La reverencia –el asombro ante la santidad de Dios– evitará cualquier excesiva familiaridad en el trato con Él. Al mismo tiempo, la verdadera familiaridad con nuestro Padre Celestial evitará que tengamos una gran distancia en nuestra relación con Él, lo cual podría hacer que la vida espiritual se vuelva árida.
Cuando se despliega en nosotros el don de temor de Dios, también apreciaremos más profundamente todos los otros dones que Él nos concede para nuestra salvación: la grandeza del sacrificio de Jesucristo, las Sagradas Escrituras, la auténtica doctrina de la Iglesia, los santos sacramentos, entre tantas otras cosas que el Señor nos ha preparado.
Bajo el influjo del espíritu de temor, podremos contrarrestar más fácilmente lo que no corresponde a la reverencia ante lo sagrado. Estaremos más atentos a lo que decimos y cambiará nuestra forma de tratar a las otras personas.
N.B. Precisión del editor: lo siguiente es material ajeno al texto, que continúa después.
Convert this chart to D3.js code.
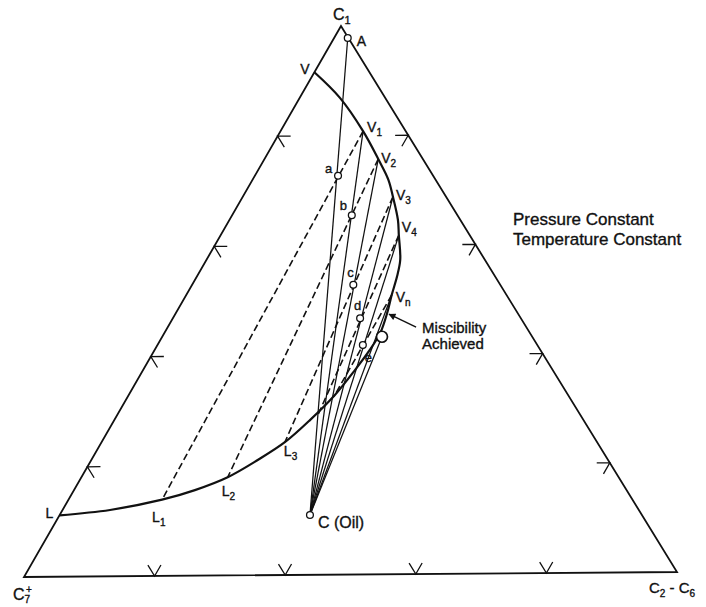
<!DOCTYPE html>
<html><head><meta charset="utf-8">
<script src="https://cdn.jsdelivr.net/npm/d3@7"></script>
<style>
body{margin:0;background:#fff}
text{font-family:"Liberation Sans",Arial,Helvetica,sans-serif;fill:#111;stroke:#111;stroke-width:0.35px}
</style>
</head><body>
<svg id="chart" width="706" height="607"></svg>
<script>
// ---- DATA (compositions in %, order: [C1, C2-C6, C7+]) ----
const componentNames = ["C1", "C2 - C6", "C7+"];
const tickFractions = [0.2, 0.4, 0.6, 0.8];

// two-phase envelope (dew side V ... plait ... bubble side L)
const envelope = [
  [91.6,0.0,8.4],[86.9,6.2,6.9],[80.8,12.7,6.5],[75.7,17.5,6.8],[71.9,20.9,7.2],
  [68.8,23.1,8.1],[64.6,25.9,9.5],[61.8,27.4,10.8],[57.3,29.8,12.9],[54.2,30.8,15.0],
  [50.9,31.6,17.5],[47.6,32.5,19.9],[44.0,33.2,22.8],[40.9,33.1,26.0],[37.3,32.6,30.1],
  [32.7,31.7,35.6],[28.2,30.1,41.7],[24.2,28.2,47.6],[21.0,25.6,53.4],[17.9,22.5,59.6],
  [15.6,18.6,65.8],[13.9,14.4,71.7],[12.1,7.3,80.6],[11.2,0.0,88.8]
];

const vaporNames = ["V", "V1", "V2", "V3", "V4", "Vn"];
const vaporComps = [[91.6,0.0,8.4],[80.8,12.7,6.5],[75.7,17.5,6.8],[68.8,23.1,8.1],[61.8,27.4,10.8],[50.9,31.6,17.5]];

const liquidNames = ["L", "L1", "L2", "L3", "L4", "Ln"];
const liquidComps = [[11.2,0.0,88.8],[13.9,14.4,71.7],[17.9,22.5,59.6],[24.2,28.2,47.6],[28.8,30.9,40.3],[32.6,31.7,35.8]];
const liquidLabeled = ["L", "L1", "L2", "L3"];

const mixNames = ["A", "a", "b", "c", "d", "e", "C (Oil)"];
const mixComps = [[97.8,2.1,0.1],[72.7,12.8,14.5],[65.5,18.4,16.1],[52.8,24.8,22.4],[46.8,28.8,24.5],[41.8,31.6,26.6],[10.9,38.5,50.6]];

const criticalComp = [43.3,33.8,22.9];
const miscArrowTip = [47.4,32.9,19.7];

// tie lines (vapor index -> liquid index), dashed
const tieLines = [[1,1],[2,2],[3,3],[4,4],[5,5]];
// lines from oil C to gas compositions
const oilLinesTo = ["A", "V1", "V2", "V3", "V4", "Vn"];

const noteLines = ["Pressure Constant", "Temperature Constant"];
const miscText = ["Miscibility", "Achieved"];

// ---- LAYOUT ----
const svg = d3.select("#chart");
const apex = {x:341, y:26}, vLeft = {x:24, y:577}, vRight = {x:677, y:572};
const sC7x = d3.scaleLinear().domain([0,100]).range([0, vLeft.x - apex.x]);
const sC7y = d3.scaleLinear().domain([0,100]).range([0, vLeft.y - apex.y]);
const sC26x = d3.scaleLinear().domain([0,100]).range([0, vRight.x - apex.x]);
const sC26y = d3.scaleLinear().domain([0,100]).range([0, vRight.y - apex.y]);
function proj(c){ return [apex.x + sC7x(c[2]) + sC26x(c[1]), apex.y + sC7y(c[2]) + sC26y(c[1])]; }
const add = (a,b)=>[a[0]+b[0],a[1]+b[1],a[2]+b[2]];
const line = d3.line();

// triangle
svg.append("path")
  .attr("d", line([proj([100,0,0]), proj([0,0,100]), proj([0,100,0])]) + "Z")
  .attr("fill","none").attr("stroke","#111").attr("stroke-width",1.8).attr("stroke-linejoin","miter");

// ticks
const k = 2;
const tickG = svg.append("g").attr("stroke","#111").attr("stroke-width",1.3).attr("fill","none");
tickFractions.forEach(t=>{
  const specs = [
    {p:[100*(1-t),0,100*t], a1:[0,k,-k], a2:[-k,k,0]},   // left edge
    {p:[100*(1-t),100*t,0], a1:[0,-k,k], a2:[-k,0,k]},   // right edge
    {p:[0,100*t,100*(1-t)], a1:[k,-k,0], a2:[k,0,-k]}    // bottom edge
  ];
  specs.forEach(s=>{
    tickG.append("path").attr("d", line([proj(add(s.p,s.a1)), proj(s.p), proj(add(s.p,s.a2))]));
  });
});

// helpers
const byName = {};
vaporNames.forEach((n,i)=>byName[n]=vaporComps[i]);
liquidNames.forEach((n,i)=>byName[n]=liquidComps[i]);
mixNames.forEach((n,i)=>byName[n]=mixComps[i]);

// lines from oil
const oil = byName["C (Oil)"];
const oilG = svg.append("g").attr("stroke","#111").attr("stroke-width",1.25).attr("fill","none");
oilLinesTo.forEach(n=>{
  oilG.append("path").attr("d", line([proj(oil), proj(byName[n])]));
});
oilG.append("path").attr("d", line([proj(oil), proj(criticalComp)]));

// tie lines (dashed)
const tieG = svg.append("g").attr("stroke","#111").attr("stroke-width",1.6).attr("fill","none").attr("stroke-dasharray","7,3.5");
tieLines.forEach(([vi,li])=>{
  tieG.append("path").attr("d", line([proj(vaporComps[vi]), proj(liquidComps[li])]));
});

// envelope
svg.append("path")
  .attr("d", d3.line().curve(d3.curveCatmullRom.alpha(0.5))(envelope.map(proj)))
  .attr("fill","none").attr("stroke","#111").attr("stroke-width",2.2);

// small open circles
const circG = svg.append("g").attr("fill","#fff").attr("stroke","#111").attr("stroke-width",1.3);
mixComps.forEach(c=>{
  const p = proj(c);
  circG.append("circle").attr("cx",p[0]).attr("cy",p[1]).attr("r",3.4);
});
{
  const p = proj(criticalComp);
  circG.append("circle").attr("cx",p[0]).attr("cy",p[1]).attr("r",5.5).attr("stroke-width",1.7);
}

// labels
function subLabel(g, x, y, main, sub, size, subSize){
  const t = g.append("text").attr("x",x).attr("y",y).attr("font-size",size);
  t.append("tspan").text(main);
  if (sub) t.append("tspan").attr("font-size",subSize).attr("dy",4).text(sub);
  return t;
}
const labG = svg.append("g");
const vOff = {"V":[-14,2],"V1":[4,1],"V2":[3,4],"V3":[3,3],"V4":[3,-3],"Vn":[4,7]};
vaporNames.forEach((n,i)=>{
  const p = proj(vaporComps[i]), o = vOff[n];
  subLabel(labG, p[0]+o[0], p[1]+o[1], n[0], n.slice(1), 14, 10);
});
const lOff = {"L":[-14,3],"L1":[-10,22],"L2":[-6,19],"L3":[-1,14]};
liquidNames.forEach((n,i)=>{
  if (!liquidLabeled.includes(n)) return;
  const p = proj(liquidComps[i]), o = lOff[n];
  subLabel(labG, p[0]+o[0], p[1]+o[1], n[0], n.slice(1), 14, 10);
});
const mOff = {"A":[9,8],"a":[-13,-3],"b":[-12,-5],"c":[-6,-8],"d":[-6,-8],"e":[2,17],"C (Oil)":[8,13]};
const mSize = {"A":14,"a":13,"b":13,"c":13,"d":13,"e":13,"C (Oil)":16};
mixNames.forEach((n,i)=>{
  const p = proj(mixComps[i]), o = mOff[n];
  labG.append("text").attr("x",p[0]+o[0]).attr("y",p[1]+o[1]).attr("font-size",mSize[n]).text(n);
});

// vertex labels
{
  const pT = proj([100,0,0]);
  subLabel(labG, pT[0]-8, pT[1]-6, "C", componentNames[0].slice(1), 16, 11);
  const pL = proj([0,0,100]);
  const t = labG.append("text").attr("x",pL[0]-11).attr("y",pL[1]+23).attr("font-size",16);
  t.append("tspan").text("C");
  t.append("tspan").attr("font-size",10).attr("dy",3).text(componentNames[2].slice(1,2));
  labG.append("text").attr("x",pL[0]+2).attr("y",pL[1]+16).attr("font-size",10).text(componentNames[2].slice(2));
  const pR = proj([0,100,0]);
  const r = labG.append("text").attr("x",pR[0]-28).attr("y",pR[1]+21).attr("font-size",15);
  r.append("tspan").text("C");
  r.append("tspan").attr("font-size",10).attr("dy",4).text("2");
  r.append("tspan").attr("dy",-4).text(" - C");
  r.append("tspan").attr("font-size",10).attr("dy",4).text("6");
}

// notes
noteLines.forEach((s,i)=>{
  labG.append("text").attr("x",513).attr("y",225+20*i).attr("font-size",17).text(s);
});

// miscibility annotation
svg.append("defs").append("marker").attr("id","ah").attr("viewBox","0 0 10 10")
  .attr("refX",9).attr("refY",5).attr("markerWidth",9).attr("markerHeight",7)
  .attr("markerUnits","userSpaceOnUse").attr("orient","auto")
  .append("path").attr("d","M0,0L10,5L0,10Z").attr("fill","#111");
{
  const tip = proj(miscArrowTip);
  svg.append("path").attr("d", line([[tip[0]+27, tip[1]+13], tip]))
    .attr("stroke","#111").attr("stroke-width",1.4).attr("marker-end","url(#ah)");
  miscText.forEach((s,i)=>{
    labG.append("text").attr("x",tip[0]+33).attr("y",tip[1]+19+16*i).attr("font-size",15).text(s);
  });
}
</script>
</body></html>
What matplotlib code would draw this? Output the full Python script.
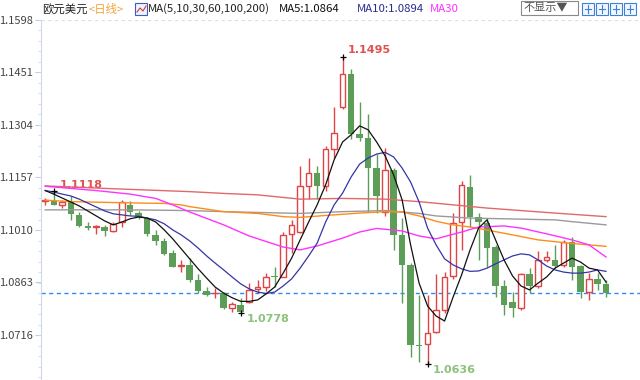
import numpy as np
import matplotlib
matplotlib.use("Agg")
import matplotlib.pyplot as plt
from matplotlib.patches import Rectangle
from matplotlib.lines import Line2D
from matplotlib.ticker import FixedLocator

plt.rcParams['font.family'] = ['Noto Sans CJK SC', 'DejaVu Sans']

# 欧元美元 日线
opens = [1.1091, 1.1092, 1.1080, 1.1092, 1.1052, 1.1021, 1.1019, 1.1018, 1.1008, 1.1033,
         1.1080, 1.1057, 1.1043, 1.0996, 1.0979, 1.0946, 1.0909, 1.0912, 1.0870, 1.0840,
         1.0832, 1.0833, 1.0791, 1.0800, 1.0809, 1.0844, 1.0851, 1.0881, 1.0879, 1.0998,
         1.1003, 1.1134, 1.1169, 1.1132, 1.1236, 1.1353, 1.1447, 1.1279, 1.1267, 1.1183,
         1.1061, 1.1178, 1.0996, 1.0912, 1.0688, 1.0692, 1.0725, 1.0787, 1.0880, 1.1031,
         1.1130, 1.1046, 1.1029, 1.0963, 1.0853, 1.0809, 1.0791, 1.0887, 1.0853, 1.0926,
         1.0926, 1.0912, 1.0975, 1.0909, 1.0837, 1.0872, 1.0859]
highs = [1.1099, 1.1118, 1.1094, 1.1104, 1.1061, 1.1033, 1.1024, 1.1024, 1.1033, 1.1094,
         1.1092, 1.1064, 1.1047, 1.1010, 1.0987, 1.0954, 1.0926, 1.0931, 1.0887, 1.0851,
         1.0847, 1.0837, 1.0809, 1.0819, 1.0860, 1.0870, 1.0889, 1.0907, 1.1005, 1.1038,
         1.1188, 1.1211, 1.1188, 1.1246, 1.1354, 1.1495, 1.1459, 1.1367, 1.1333, 1.1221,
         1.1239, 1.1183, 1.1043, 1.0917, 1.0828, 1.0828, 1.0887, 1.0893, 1.1057, 1.1146,
         1.1164, 1.1057, 1.1043, 1.0968, 1.0870, 1.0837, 1.0889, 1.0903, 1.0952, 1.0952,
         1.0968, 1.0982, 1.0990, 1.0912, 1.0889, 1.0889, 1.0870]
lows = [1.1080, 1.1079, 1.1071, 1.1038, 1.1019, 1.1010, 1.0999, 1.0993, 1.1005, 1.1019,
        1.1052, 1.1040, 1.0993, 1.0968, 1.0940, 1.0906, 1.0893, 1.0865, 1.0834, 1.0825,
        1.0819, 1.0789, 1.0781, 1.0778, 1.0805, 1.0833, 1.0840, 1.0851, 1.0877, 1.0945,
        1.1001, 1.1096, 1.1096, 1.1118, 1.1211, 1.1347, 1.1263, 1.1258, 1.1059, 1.1057,
        1.1049, 1.0954, 1.0805, 1.0655, 1.0641, 1.0636, 1.0722, 1.0777, 1.0873, 1.0954,
        1.1018, 1.0926, 1.0906, 1.0823, 1.0772, 1.0767, 1.0786, 1.0833, 1.0847, 1.0921,
        1.0903, 1.0907, 1.0870, 1.0819, 1.0814, 1.0842, 1.0823]
closes = [1.1093, 1.1080, 1.1088, 1.1054, 1.1021, 1.1015, 1.1020, 1.1008, 1.1026, 1.1088,
          1.1060, 1.1047, 1.0999, 1.0979, 1.0942, 1.0907, 1.0911, 1.0870, 1.0840, 1.0828,
          1.0833, 1.0791, 1.0802, 1.0781, 1.0842, 1.0851, 1.0877, 1.0877, 1.0996, 1.1024,
          1.1132, 1.1169, 1.1134, 1.1235, 1.1281, 1.1447, 1.1279, 1.1267, 1.1183, 1.1104,
          1.1178, 1.0996, 1.0912, 1.0688, 1.0685, 1.0722, 1.0786, 1.0878, 1.1028, 1.1136,
          1.1046, 1.1031, 1.0959, 1.0853, 1.0800, 1.0791, 1.0887, 1.0853, 1.0926, 1.0934,
          1.0909, 1.0977, 1.0907, 1.0837, 1.0872, 1.0859, 1.0833]

ma5 = [1.1120, 1.1110, 1.1099, 1.1088, 1.1077, 1.1063, 1.1049, 1.1035, 1.1024, 1.1032,
       1.1041, 1.1046, 1.1043, 1.1032, 1.1010, 1.0985, 1.0957, 1.0929, 1.0901, 1.0875,
       1.0850, 1.0833, 1.0820, 1.0810, 1.0810, 1.0814, 1.0831, 1.0850, 1.0889, 1.0931,
       1.0982, 1.1032, 1.1080, 1.1136, 1.1206, 1.1256, 1.1276, 1.1301, 1.1290, 1.1256,
       1.1217, 1.1164, 1.1094, 1.0968, 1.0861, 1.0797, 1.0769, 1.0755, 1.0822, 1.0884,
       1.0954, 1.1015, 1.1038, 1.0982, 1.0926, 1.0881, 1.0853, 1.0842, 1.0861, 1.0878,
       1.0903, 1.0917, 1.0931, 1.0920, 1.0903, 1.0898, 1.0864]
ma10 = [1.1120, 1.1116, 1.1110, 1.1105, 1.1096, 1.1085, 1.1074, 1.1063, 1.1055, 1.1052,
        1.1049, 1.1048, 1.1043, 1.1038, 1.1027, 1.1010, 1.0996, 1.0979, 1.0959, 1.0937,
        1.0917, 1.0898, 1.0878, 1.0859, 1.0845, 1.0836, 1.0832, 1.0836, 1.0853, 1.0873,
        1.0903, 1.0937, 1.0973, 1.1032, 1.1080, 1.1113, 1.1158, 1.1194, 1.1211, 1.1222,
        1.1227, 1.1214, 1.1183, 1.1144, 1.1088, 1.1015, 1.0968, 1.0929, 1.0912, 1.0901,
        1.0894, 1.0895, 1.0903, 1.0915, 1.0926, 1.0937, 1.0943, 1.0940, 1.0926, 1.0909,
        1.0898, 1.0892, 1.0889, 1.0889, 1.0892, 1.0898, 1.0894]

ma30_idx = [0, 3, 6, 10, 13, 15, 17, 21, 24, 28, 30, 32, 35, 37, 39, 42, 44, 46, 49, 51,
            54, 56, 59, 62, 64, 66]
ma30 = [1.1132, 1.1126, 1.1120, 1.1110, 1.1098, 1.1080, 1.1060, 1.1024, 1.0993, 1.0962,
        1.0954, 1.0965, 1.0987, 1.1004, 1.1014, 1.1007, 1.0993, 1.0985, 1.1004, 1.1018,
        1.1021, 1.1015, 1.0999, 1.0982, 1.0968, 1.0934]
ma60_idx = [0, 3, 9, 14, 16, 17, 21, 25, 28, 30, 34, 37, 40, 42, 44, 46, 48, 50, 51, 55,
            58, 62, 66]
ma60 = [1.1093, 1.1089, 1.1086, 1.1084, 1.1080, 1.1075, 1.1061, 1.1056, 1.1047, 1.1045,
        1.1052, 1.1057, 1.1061, 1.1060, 1.1049, 1.1034, 1.1024, 1.1018, 1.1014, 1.0996,
        1.0982, 1.0972, 1.0964]
ma100_idx = [0, 10, 17, 21, 30, 35, 40, 44, 46, 50, 56, 60, 62, 66]
ma100 = [1.1066, 1.1066, 1.1064, 1.1061, 1.1056, 1.1061, 1.1064, 1.1056, 1.1049, 1.1043,
         1.1040, 1.1038, 1.1033, 1.1024]
ma200_idx = [0, 7, 17, 21, 25, 30, 35, 40, 44, 48, 52, 56, 60, 66]
ma200 = [1.1133, 1.1126, 1.1117, 1.1112, 1.1108, 1.1096, 1.1098, 1.1096, 1.1089, 1.1080,
         1.1071, 1.1064, 1.1057, 1.1047]

# marked local extremes: (candle index, 'high' / 'low')
marks = [(1, 'high'), (35, 'high'), (23, 'low'), (45, 'low')]

yticks = [1.0716, 1.0863, 1.1010, 1.1157, 1.1304, 1.1451, 1.1598]

RED = '#e04444'
GREEN = '#5c9e58'

fig = plt.figure(figsize=(6.4, 3.8), dpi=100)
ax = fig.add_axes([41 / 640, 0, 599 / 640, 360.3 / 380])

o = np.array(opens)
h = np.array(highs)
l = np.array(lows)
c = np.array(closes)
x = np.arange(len(c))
up = c >= o
lo = np.minimum(o, c)
hi = np.maximum(o, c)

# green (down) candles
ax.vlines(x[~up], l[~up], h[~up], color=GREEN, lw=1, zorder=2)
ax.bar(x[~up], np.maximum(hi[~up] - lo[~up], 0.00012), bottom=lo[~up], width=0.76,
       color=GREEN, lw=0, zorder=3)
# red (up) hollow candles
ax.vlines(x[up], hi[up], h[up], color=RED, lw=1, zorder=2)
ax.vlines(x[up], l[up], lo[up], color=RED, lw=1, zorder=2)
ax.bar(x[up], np.maximum(hi[up] - lo[up], 0.00005), bottom=lo[up], width=0.66,
       facecolor='white', edgecolor=RED, lw=1, zorder=3)

ax.plot(ma200_idx, ma200, color='#e06a6a', lw=1, zorder=4)
ax.plot(ma100_idx, ma100, color='#9a9a9a', lw=1, zorder=4)
ax.plot(ma60_idx, ma60, color='#ff8c1a', lw=1, zorder=4)
ax.plot(ma30_idx, ma30, color='#ff33ff', lw=1, zorder=4)
ax.plot(x, ma10, color='#3535a5', lw=0.9, zorder=5)
ax.plot(x, ma5, color='#111111', lw=0.9, zorder=6)

# last price line
ax.axhline(closes[-1], color='#2f8bf0', lw=1, ls=(0, (3, 2.5)), zorder=1)
ax.axhline(yticks[-1], color='#dddddd', lw=0.8, ls=(0, (3, 3)), zorder=1)

for i, kind in marks:
    if kind == 'high':
        v = highs[i]
        ax.plot(i, v, marker='+', ms=5, mew=0.9, color='black', zorder=7)
        ax.annotate(f'{v:.4f}', (i, v), xytext=(4, 1), textcoords='offset points',
                    ha='left', va='bottom', color='#e05050', fontsize=8, fontweight='bold',
                    family=['DejaVu Sans'])
    else:
        v = lows[i]
        ax.plot(i, v, marker='+', ms=5, mew=0.9, color='black', zorder=7)
        ax.annotate(f'{v:.4f}', (i, v), xytext=(4, -1), textcoords='offset points',
                    ha='left', va='top', color='#8cc27c', fontsize=8, fontweight='bold',
                    family=['DejaVu Sans'])

ax.set_xlim(-0.5, 70)
ax.set_ylim(1.0590, 1.1598)
ax.set_yticks(yticks, [f'{t:.4f}' for t in yticks])
ax.yaxis.set_minor_locator(FixedLocator(np.arange(1.0598, 1.1598, 0.00294)))
ax.set_xticks([])
for s in ['top', 'right', 'bottom']:
    ax.spines[s].set_visible(False)
ax.spines['left'].set_color('#d0dae6')
ax.tick_params(axis='y', which='major', length=4, color='#c0ccd8', pad=2,
               labelsize=8, labelcolor='#444444')
ax.tick_params(axis='y', which='minor', length=2, color='#d0dae6')

# header
def ft(px, py, s, color='#222222', size=8.2, **kw):
    fig.text(px / 640, 1 - py / 380, s, color=color, fontsize=size, va='center', ha='left', **kw)

ft(42, 9, '欧元美元')
ft(89, 9, '<日线>', color='#f2a23c')
fig.add_artist(Rectangle((135 / 640, 1 - 15 / 380), 12 / 640, 12 / 380,
                         transform=fig.transFigure, facecolor='#eef3ff', edgecolor='#3b5fc0', lw=0.8))
fig.add_artist(Line2D([137 / 640, 140 / 640, 143 / 640, 146 / 640],
                      [1 - 12 / 380, 1 - 8 / 380, 1 - 11 / 380, 1 - 6 / 380],
                      transform=fig.transFigure, color='#d03a3a', lw=0.8))
ft(148, 9, 'MA(5,10,30,60,100,200)')
ft(279, 9, 'MA5:1.0864', color='#111111')
ft(357, 9, 'MA10:1.0894', color='#2b2b8c')
ft(430, 9, 'MA30', color='#ff33ff')

fig.add_artist(Rectangle((521 / 640, 1 - 15 / 380), 57 / 640, 14 / 380,
                         transform=fig.transFigure, facecolor='white', edgecolor='#8a8a8a', lw=0.8))
ft(524, 8.5, '不显示▼', color='#555555', size=8)
for k in range(4):
    x0 = 582 + 14 * k
    fig.add_artist(Rectangle((x0 / 640, 1 - 15 / 380), 12 / 640, 12 / 380,
                             transform=fig.transFigure, facecolor='#f2f7ff', edgecolor='#3b82d6', lw=0.8))
    fig.add_artist(Line2D([(x0 + 3) / 640, (x0 + 9) / 640], [1 - 9 / 380, 1 - 9 / 380],
                          transform=fig.transFigure, color='#3b82d6', lw=0.8))
    fig.add_artist(Line2D([(x0 + 6) / 640, (x0 + 6) / 640], [1 - 5 / 380, 1 - 13 / 380],
                          transform=fig.transFigure, color='#3b82d6', lw=0.8))

fig.savefig('out.png', dpi=100)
En efecto, el mismo Espíritu que nos mueve a tratar a Dios con la debida reverencia y amor, nos enseñará a actuar de la misma manera con las personas, creadas a su imagen y semejanza.
Cuando se hace eficaz el don de temor, el amor –que es el Espíritu Santo mismo– asume las riendas de nuestra vida. Si seguimos sus mociones e impulsos, podremos superar cada vez más nuestras carencias y todo lo que nos impide practicar la virtud. Cuanto más dóciles y sensibles seamos frente al Espíritu Santo, tanto más fácilmente podremos dejarnos mover por Él, quien además nos dará la fuerza para poner en práctica aquello que nos señala.
Así, el Espíritu Santo se convierte en nuestro maestro interior, que nos guía en el camino de la santidad. Habremos emprendido el camino de la sabiduría de Dios, y Él mismo llevará a plenitud su obra en nosotros, siempre y cuando permanezcamos fieles a la senda que Él nos ha mostrado.